This Land Is Their Land by David J. Silverman

This Land Is Their Land by David J. Silverman

Author:David J. Silverman
Language: eng
Format: epub
Publisher: Bloomsbury Publishing


Josiah Winslow, 1651. Pilgrim Hall Museum, Plymouth, Massachusetts.

Josiah Winslow (1628–1680) served as Plymouth’s major-commander of military forces in 1656, commissioner to the United Colonies of New England from 1658 to 1672, and governor from 1673 until 1680. With the English population and power growing, he turned away from his father, Edward’s, approach of sensitive Indian diplomacy in favor of strong-arm and underhanded tactics to engross Wampanoag land and subject the Wampanoags to English authority. His aggression contributed mightily to the outbreak of King Philip’s War.

SHIFTING LOYALTIES

The war scares not only inflamed relations between the mainland Wampanoags and the English but widened already deep fault lines between Christian Wampanoags of the Cape and islands and the Taunton River sachemships under Pumetacom. During the mid-1660s, Christian Wampanoags used the occasion of Ousamequin’s death and his sons’ supposed plotting to lobby their English missionaries for help in establishing a Christian magistracy. Their intention, it would appear, was to distance themselves from the impending conflagration on the mainland. The process began in 1665 when the Mashpee Wampanoags appointed six men—Papmunnuck, Keencomsett, Watanamatucke, Nanquidnumacke, Kanoonus, and Mocrust—to serve alongside Richard Bourne as justices and constables. Plymouth approved but was at pains to emphasize “that what homage accustomed legally due to any superior sachem be not hereby infringed.” Time would prove these words to be hollow.
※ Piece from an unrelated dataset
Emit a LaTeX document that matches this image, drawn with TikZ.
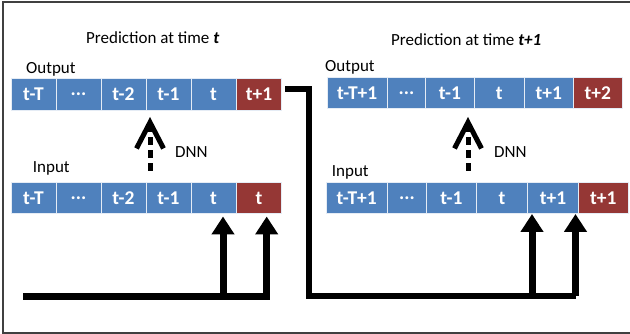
\documentclass[tikz,border=0pt]{standalone}
\usepackage{fontspec}
\setmainfont{Carlito}
\usetikzlibrary{arrows.meta}
\definecolor{cblue}{HTML}{4F81BD}
\definecolor{cred}{HTML}{953735}
\definecolor{frame}{HTML}{404040}
\begin{document}
\begin{tikzpicture}[x=1pt,y=-1pt,
  cell/.style={rectangle, draw=white!85!cblue, line width=0.9pt, inner sep=0pt,
    minimum height=31.5pt, text=white, font=\fontsize{19.5}{20}\selectfont\bfseries},
  bcell/.style={cell, fill=cblue},
  rcell/.style={cell, fill=cred},
  lbl/.style={inner sep=0pt, anchor=base west, font=\fontsize{17}{18}\selectfont},
  feed/.style={line width=7pt, -{Triangle[length=18pt,width=22pt]}},
  link/.style={line width=6.5pt},
  dnnarrow/.style={line width=5pt, dash pattern=on 8pt off 5pt,
    -{Straight Barb[length=26pt,width=27pt,line width=5pt]}}
]
\useasboundingbox (0,0) rectangle (630,334);
\begin{scope}
\clip (0,0) rectangle (630,334);
\draw[frame, line width=1.3pt] (3,2) rectangle (640,333);
\end{scope}

% titles and labels
\node[lbl] (t1) at (86,44) {Prediction at time \textbf{\textit{t}}};
\node[lbl] (t2) at (391,46) {Prediction at time \textbf{\textit{t+1}}};
\node[lbl] (o1) at (26,73.5) {Output};
\node[lbl] (o2) at (325,71.5) {Output};
\node[lbl] (i1) at (32.7,172.7) {Input};
\node[lbl] (i2) at (331.7,176.7) {Input};
\node[lbl] (d1) at (175,157.5) {DNN};
\node[lbl] (d2) at (494,157.5) {DNN};

% left output row
\node[bcell, minimum width=45pt] (lo1) at (33.5,94.5) {t-T};
\node[bcell, minimum width=45pt] (lo2) at (78.5,94.5) {...};
\node[bcell, minimum width=45pt] (lo3) at (123.5,94.5) {t-2};
\node[bcell, minimum width=45pt] (lo4) at (168.5,94.5) {t-1};
\node[bcell, minimum width=45pt] (lo5) at (213.5,94.5) {t};
\node[rcell, minimum width=45pt] (lo6) at (259,94.5) {t+1};
% left input row
\node[bcell, minimum width=45pt] (li1) at (33.5,198) {t-T};
\node[bcell, minimum width=45pt] (li2) at (78.5,198) {...};
\node[bcell, minimum width=45pt] (li3) at (123.5,198) {t-2};
\node[bcell, minimum width=45pt] (li4) at (168.5,198) {t-1};
\node[bcell, minimum width=45pt] (li5) at (213.5,198) {t};
\node[rcell, minimum width=45pt] (li6) at (259,198) {t};

% right output row
\node[bcell, minimum width=60.5pt] (ro1) at (357.25,93) {t-T+1};
\node[bcell, minimum width=38pt] (ro2) at (406.5,93) {...};
\node[bcell, minimum width=49pt] (ro3) at (450,93) {t-1};
\node[bcell, minimum width=49.5pt] (ro4) at (499.25,93) {t};
\node[bcell, minimum width=49.5pt] (ro5) at (548.75,93) {t+1};
\node[rcell, minimum width=48.5pt] (ro6) at (597.75,93) {t+2};
% right input row
\node[bcell, minimum width=61.5pt] (ri1) at (356.75,198) {t-T+1};
\node[bcell, minimum width=39pt] (ri2) at (407,198) {...};
\node[bcell, minimum width=50pt] (ri3) at (451.5,198) {t-1};
\node[bcell, minimum width=51pt] (ri4) at (502,198) {t};
\node[bcell, minimum width=51pt] (ri5) at (553,198) {t+1};
\node[rcell, minimum width=49.5pt] (ri6) at (603.25,198) {t+1};

% DNN arrows
\coordinate (da1) at (150,171);
\coordinate (db1) at (150,117);
\coordinate (da2) at (468,171);
\coordinate (db2) at (468,117);
\draw[dnnarrow] (da1) -- (db1);
\draw[dnnarrow] (da2) -- (db2);

% left feed
\coordinate (ls) at (23,296.5);
\coordinate (la) at (223,216.5);
\coordinate (lb) at (266.7,216.5);
\draw[feed] (ls) -| (lb);
\draw[feed] (223,296.5) -- (la);

% link from prediction to next input
\coordinate (ks) at (285,89);
\coordinate (ra) at (532,214);
\coordinate (rb) at (575.5,214);
\draw[link, line join=miter] (ks) -- (309,89) |- (575.5,296);
\draw[feed] (575.5,296) -- (rb);
\draw[feed] (532,296) -- (ra);
\end{tikzpicture}
\end{document}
A similar reform took place on the Vineyard six years later, in 1671, amid the most serious war scare to date. The Christian Wampanoags and Thomas Mayhew Sr. arranged to have each Native community elect three Christian magistrates to hold formal courts presided over by the local sachem, who would exercise a veto over all decisions. Wampanoags would run the system, but for the meantime they agreed to consult with Mayhew on their choice of officers. Nantucket Wampanoags would adopt parallel measures over the next couple of years. It was precisely as Ousamequin had once feared.47

These steps took the Christian Wampanoags out of Pokanoket’s orbit and halfway into the English fold. On the Vineyard and Nantucket, Wampanoags who appealed the decisions of their own courts had their cases heard by English magistrates, who could rule according to their own definitions of justice. The greater concern for Pumetacom was that if the Christian Indians appealed their disagreements to English courts, they would no longer need him to arbitrate stubborn local cases, thus reducing his authority and tribute. Pumetacom was still fulfilling this role as late as 1665. That year, English authorities charged a group of Nantucket Wampanoags with murdering the passengers of a shipwreck, the victims of which included the Vineyard Wampanoag Joel Hiacommes, who had been on his way back home to pay a visit before his graduation ceremony from Harvard. Faced with the impossible question of whether to turn over the accused to colonial justice, the Nantucket sachem, Nickanoose, headed for the mainland to seek the advice of his “head sachem,” Pumetacom. Afterward, Pumetacom himself appeared on Nantucket, probably to lend his assent to the hanging of the killers while ensuring that the judicial executions stopped there.